Dive Brief:
- Legislators are caught in an impasse in their efforts to prepare a bill that would support medical innovation priorities including cancer and precision medicine.
- Although medical innovation has bipartisan support, the issue is funding; Democrats are demanding the bill include guaranteed funding for research at the National Institutes of Health (NIH), while Republicans would keep it dependent upon annual appropriations to be sure the costs will be offset, reports The Hill.
- The Health Committee is said to be cooperating to reach on agreement on the matter of funding, with Chairman Lamar Alexander (R-TN) working with ranking member Patty Murray (D-WA).
Dive Insight:
Compromise may be tricky to achieve given Republicans are split on the matter of mandatory funding. The Hill reports Alexander is willing to consider it if the funding is tied to the agreed priorities, while Sen. Richard Burr (R-NC), another committee member and Republican leader on healthcare, opposes it.

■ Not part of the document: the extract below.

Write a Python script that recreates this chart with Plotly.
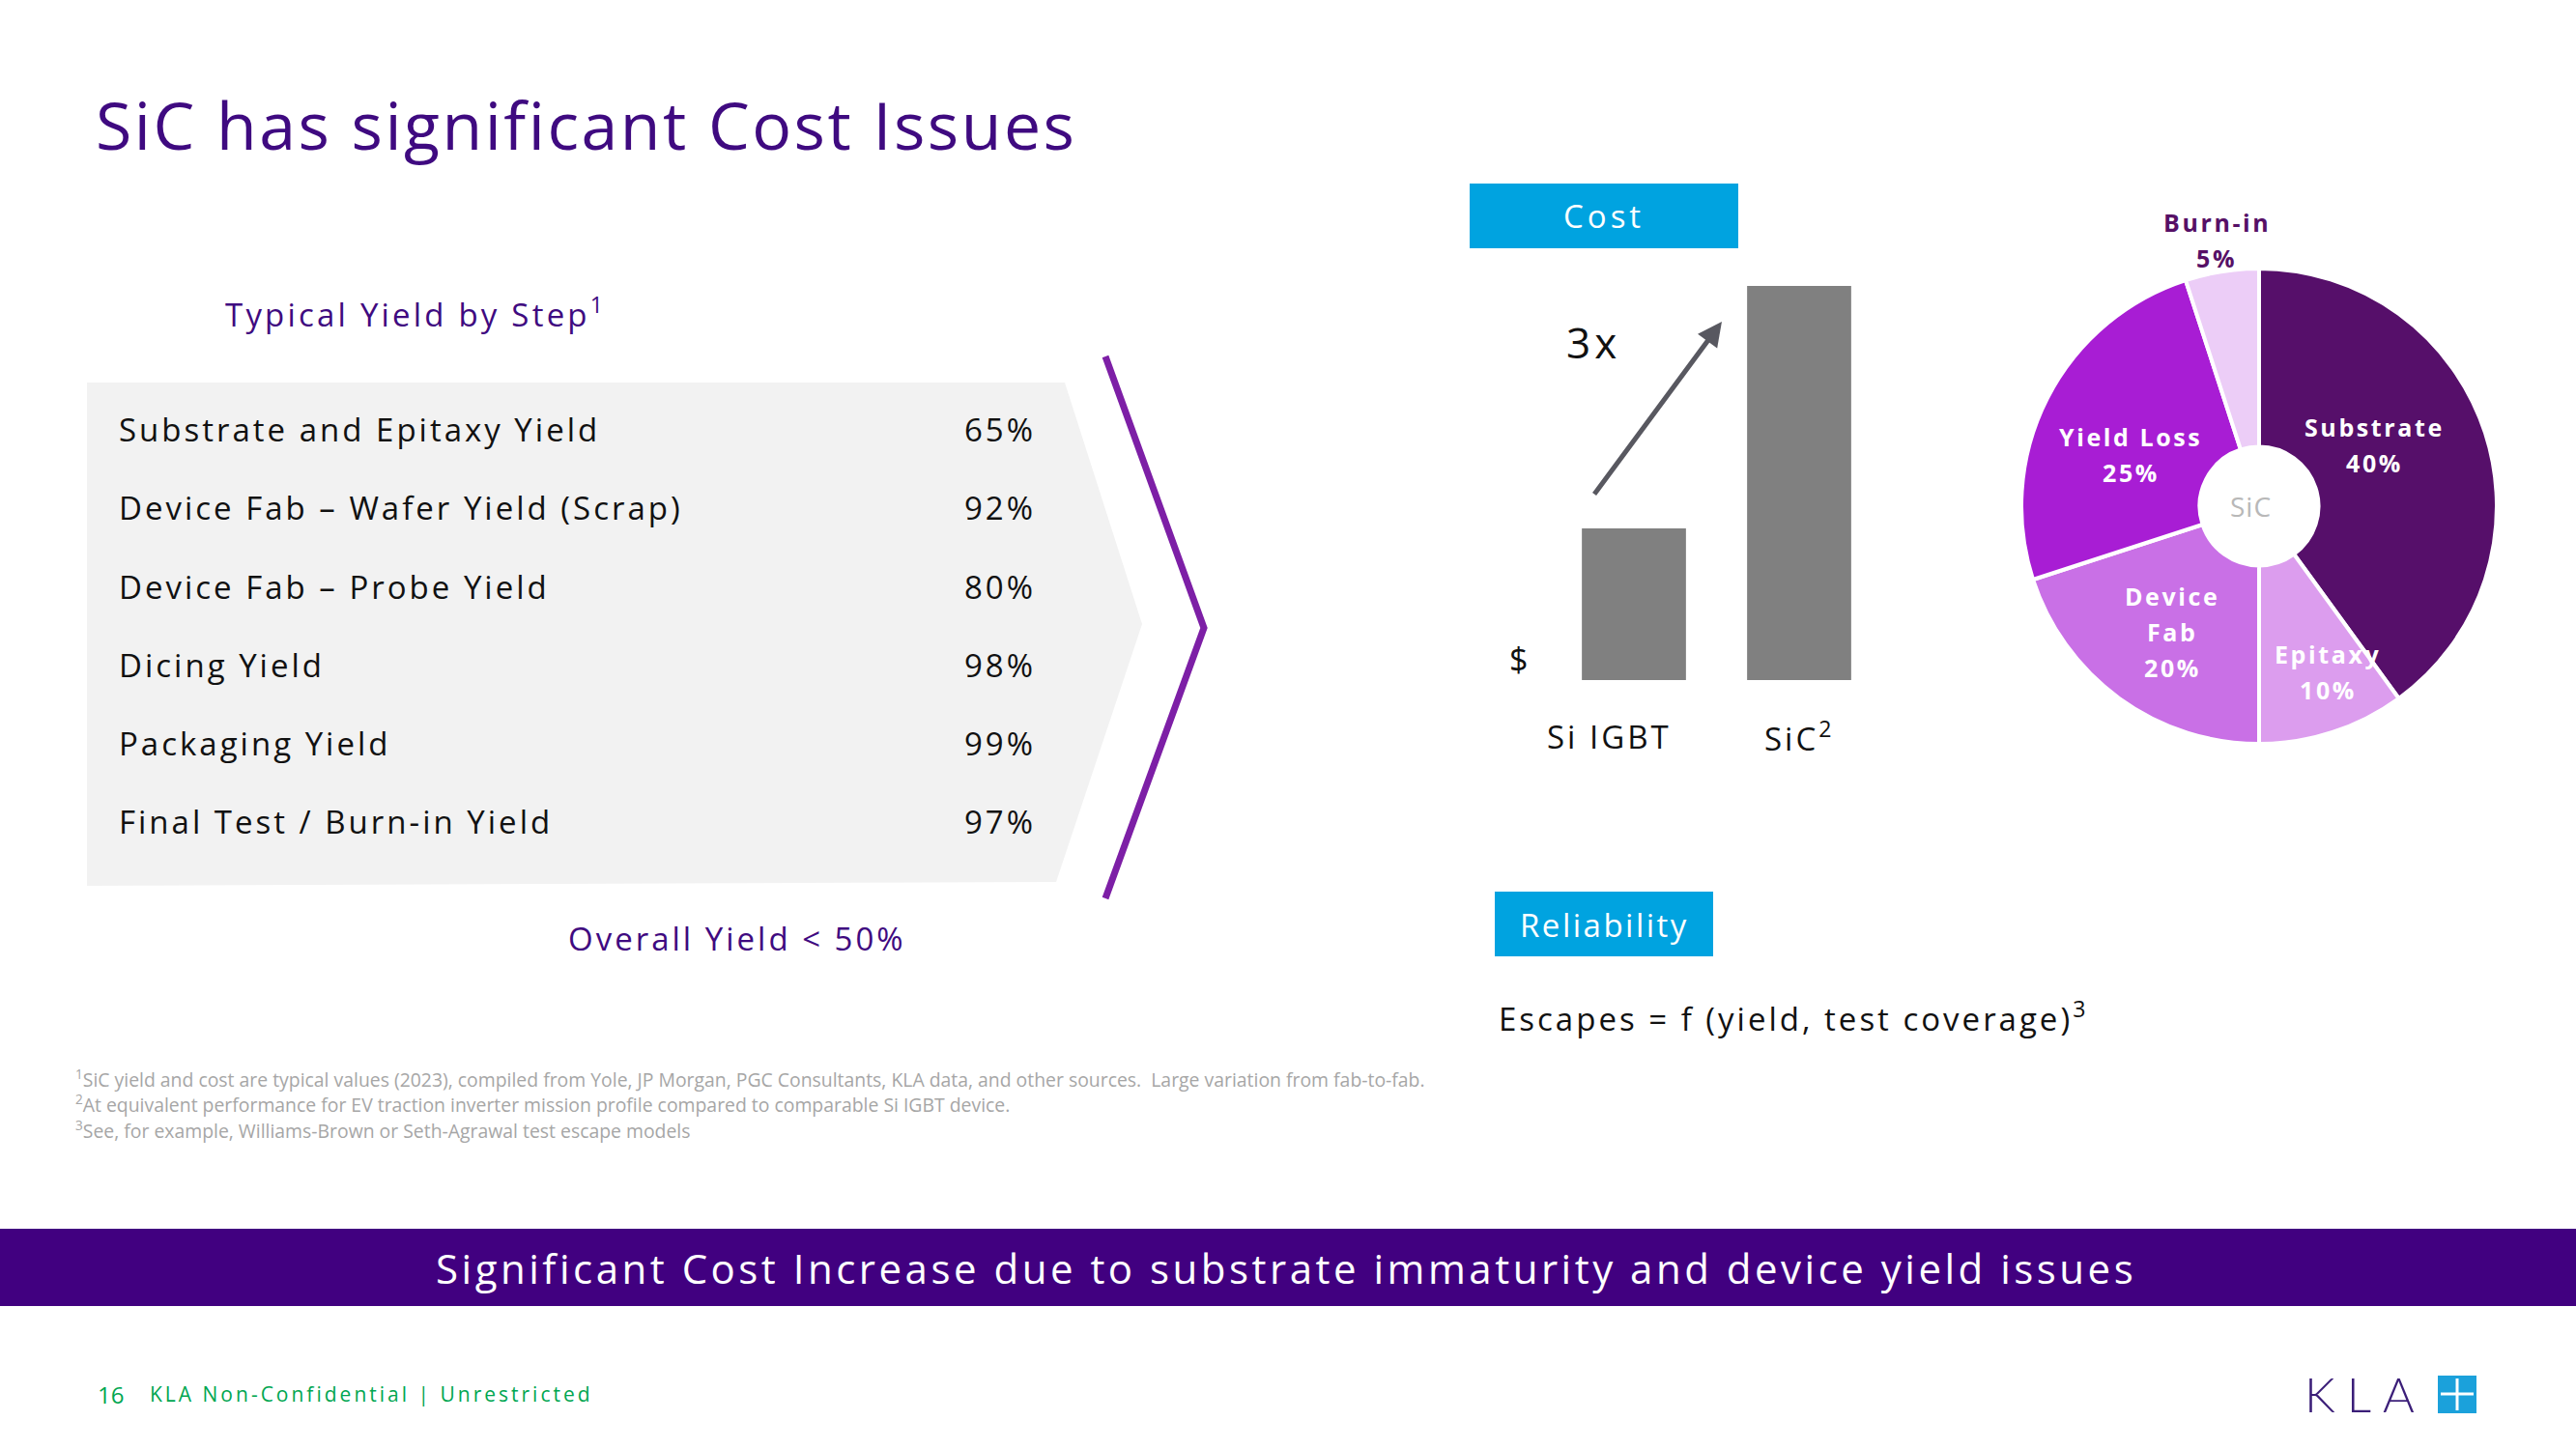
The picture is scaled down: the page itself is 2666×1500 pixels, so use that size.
import plotly.graph_objects as go

W, H = 2666, 1500

# ---------------- data ----------------
yield_steps = ["Substrate and Epitaxy Yield", "Device Fab – Wafer Yield (Scrap)",
               "Device Fab – Probe Yield", "Dicing Yield", "Packaging Yield",
               "Final Test / Burn-in Yield"]
yield_values = [65, 92, 80, 98, 99, 97]

cost_categories = ["Si IGBT", "SiC<sup>2</sup>"]
cost_values = [1.0, 2.6]

pie_labels = ["Substrate", "Epitaxy", "Device Fab", "Yield Loss", "Burn-in"]
pie_label_text = ["Substrate", "Epitaxy", "Device<br>Fab", "Yield Loss", "Burn-in"]
pie_values = [40, 10, 20, 25, 5]
pie_colors = ["#560F6A", "#DC9DEE", "#C970E6", "#A81DD4", "#ECCDF7"]

footnotes = [
    "<sup>1</sup>SiC yield and cost are typical values (2023), compiled from Yole, JP Morgan, PGC Consultants, KLA data, and other sources.  Large variation from fab-to-fab.",
    "<sup>2</sup>At equivalent performance for EV traction inverter mission profile compared to comparable Si IGBT device.",
    "<sup>3</sup>See, for example, Williams-Brown or Seth-Agrawal test escape models",
]

# ---------------- helpers ----------------
def px(x):
    return x / W

def py(y):
    return 1 - y / H

def sp(text, ls):
    return f'<span style="letter-spacing:{ls}px">{text}</span>'

FONT = "Open Sans"
PURPLE = "#3F0A80"
BLUE = "#00A3E0"

fig = go.Figure()

# --- Yield table (scatter text on hidden axes) ---
rows = list(range(len(yield_steps)))
fig.add_trace(go.Scatter(
    x=[0] * len(rows), y=rows, mode="text", text=[sp(s, 3) for s in yield_steps],
    textposition="middle right", textfont=dict(family=FONT, size=33, color="#111111"),
    xaxis="x2", yaxis="y2", hoverinfo="skip", cliponaxis=False))
fig.add_trace(go.Scatter(
    x=[1] * len(rows), y=rows, mode="text", text=[sp(f"{v}%", 3) for v in yield_values],
    textposition="middle left", textfont=dict(family=FONT, size=33, color="#111111"),
    xaxis="x2", yaxis="y2", hoverinfo="skip", cliponaxis=False))

# --- Cost bars ---
fig.add_trace(go.Bar(
    x=cost_categories, y=cost_values, marker=dict(color="#808080", line=dict(width=0)),
    width=0.63, xaxis="x", yaxis="y", hoverinfo="skip"))

# --- Donut ---
fig.add_trace(go.Pie(
    labels=pie_labels, values=pie_values, sort=False, direction="clockwise", rotation=0,
    hole=0.25, marker=dict(colors=pie_colors, line=dict(color="white", width=4)),
    textinfo="none", hoverinfo="skip",
    domain=dict(x=[px(2092), px(2584)], y=[py(770), py(278)])))

# ---------------- shapes ----------------
def path(points, close=True):
    s = "M " + " L ".join(f"{px(x):.5f},{py(y):.5f}" for x, y in points)
    return s + (" Z" if close else "")

shapes = [
    dict(type="path", xref="paper", yref="paper", layer="below",
         path=path([(90, 396), (1102, 396), (1182, 646), (1093, 913), (90, 917)]),
         fillcolor="#F2F2F2", line=dict(width=0)),
    dict(type="path", xref="paper", yref="paper",
         path=path([(1144, 369), (1246, 650), (1144, 930)], close=False),
         line=dict(color="#7D1FA6", width=7)),
    dict(type="rect", xref="paper", yref="paper", x0=px(1521), x1=px(1799), y0=py(257), y1=py(190),
         fillcolor=BLUE, line=dict(width=0)),
    dict(type="rect", xref="paper", yref="paper", x0=px(1547), x1=px(1773), y0=py(990), y1=py(923),
         fillcolor=BLUE, line=dict(width=0)),
    dict(type="rect", xref="paper", yref="paper", x0=0, x1=1, y0=py(1352), y1=py(1272),
         fillcolor="#410080", line=dict(width=0)),
    # KLA logo square with plus
    dict(type="rect", xref="paper", yref="paper", x0=px(2523), x1=px(2563), y0=py(1463), y1=py(1424),
         fillcolor="#1BA1DB", line=dict(width=0)),
    dict(type="line", xref="paper", yref="paper", x0=px(2543), x1=px(2543), y0=py(1460), y1=py(1427),
         line=dict(color="white", width=3)),
    dict(type="line", xref="paper", yref="paper", x0=px(2526), x1=px(2560), y0=py(1443), y1=py(1443),
         line=dict(color="white", width=3)),
]

# ---------------- annotations ----------------
def txt(x, y, text, size, color="#111111", xanchor="left", yanchor="middle", weight=None,
        family=FONT, ls=0):
    f = dict(family=family, size=size, color=color)
    if weight:
        f["weight"] = weight
    t = sp(text, ls) if ls else text
    return dict(x=px(x), y=py(y), xref="paper", yref="paper", text=t, showarrow=False,
                xanchor=xanchor, yanchor=yanchor, font=f, align="center")

ann = [
    txt(97, 128, "SiC has significant Cost Issues", 68, PURPLE, ls=2.5),
    txt(231, 323, "Typical Yield by Step<sup>1</sup>", 33, PURPLE, ls=3.2),
    txt(763, 971, "Overall Yield &lt; 50%", 33, PURPLE, xanchor="center", ls=3),
    txt(1660, 223, "Cost", 33, "white", xanchor="center", ls=4),
    txt(1660, 957, "Reliability", 33, "white", xanchor="center", ls=2.5),
    txt(1549, 1052, "Escapes = f (yield, test coverage)<sup>3</sup>", 33, ls=3),
    txt(1649, 354, "3x", 44, xanchor="center", ls=4),
    txt(1571, 682, "$", 34, xanchor="center"),
    txt(2329, 524, "SiC", 28, "#B8B8B8", xanchor="center", ls=1),
    txt(1331, 1312, "Significant Cost Increase due to substrate immaturity and device yield issues",
        42, "white", xanchor="center", ls=3.5),
    txt(99, 1443, "16", 24, "#00A651"),
    txt(153, 1443, "KLA Non-Confidential | Unrestricted", 21, "#00A651", ls=3),
    txt(2383, 1443, "KLA", 50, "#3B1E78", weight=300, family="Lato", ls=12),
]
for i, f in enumerate(footnotes):
    ann.append(txt(76, 1116 + i * 26.5, f, 19.4, "#A6A6A6"))

# category labels under the bars
for i, (cat, shift) in enumerate(zip(cost_categories, [-26, 0])):
    ann.append(dict(x=i, y=0, xref="x", yref="y", text=sp(cat, 3), showarrow=False,
                    xanchor="center", yanchor="middle", yshift=-58, xshift=shift,
                    font=dict(family=FONT, size=33, color="#111111")))

# pie labels (each line placed separately for the wider line spacing)
pie_pos = [(2457, 460.5), (2409, 695.5), (2248, 654), (2205, 470.5), (2294, 248.5)]
gap = 37
for lab, val, (x, y), c in zip(pie_label_text, pie_values, pie_pos,
                               ["white", "white", "white", "white", "#561066"]):
    lines = lab.split("<br>") + [f"{val}%"]
    y0 = y - gap * (len(lines) - 1) / 2
    for k, line in enumerate(lines):
        ann.append(txt(x, y0 + k * gap, line, 25, c, xanchor="center", weight="bold", ls=2.6))

# arrow on cost chart
ann.append(dict(x=0.532, y=2.364, ax=-0.246, ay=1.217, xref="x", yref="y", axref="x", ayref="y",
                showarrow=True, arrowhead=2, arrowsize=1.0, arrowwidth=5, arrowcolor="#585860",
                text=""))

fig.update_layout(
    width=W, height=H, margin=dict(l=0, r=0, t=0, b=0),
    paper_bgcolor="white", plot_bgcolor="rgba(0,0,0,0)", showlegend=False,
    font=dict(family=FONT),
    xaxis=dict(domain=[px(1605.5), px(1947.5)], range=[-0.5, 1.5], showgrid=False, zeroline=False,
               showline=False, ticks="", showticklabels=False, fixedrange=True),
    yaxis=dict(domain=[py(704), py(233.3)], range=[0, 3], visible=False, fixedrange=True),
    xaxis2=dict(domain=[px(123), px(1072)], range=[0, 1], visible=False, anchor="y2"),
    yaxis2=dict(domain=[py(895.6), py(408.4)], range=[5.5, -0.5], visible=False, anchor="x2"),
    shapes=shapes, annotations=ann,
)

fig.write_html("out.html", config={"displayModeBar": False},
               post_script="document.body.style.margin='0';document.body.style.overflow='hidden';")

Alexander has suggested NIH funding could be packaged with the approximately 50 proposals being considered. Much of the mission of the bill would be to increase the speed at which the FDA is able to approve new drugs and medical devices.
“I’d like to take to [Senate Majority Leader] McConnell a consensus on the 50 ideas that we have here and the consensus on a surge of funding for the National Institutes of Health at the same time and present them to him and say, ‘There it is, it’s bipartisan. It’s sufficiently bipartisan that you can put it on the floor,’” Alexander told the media last week.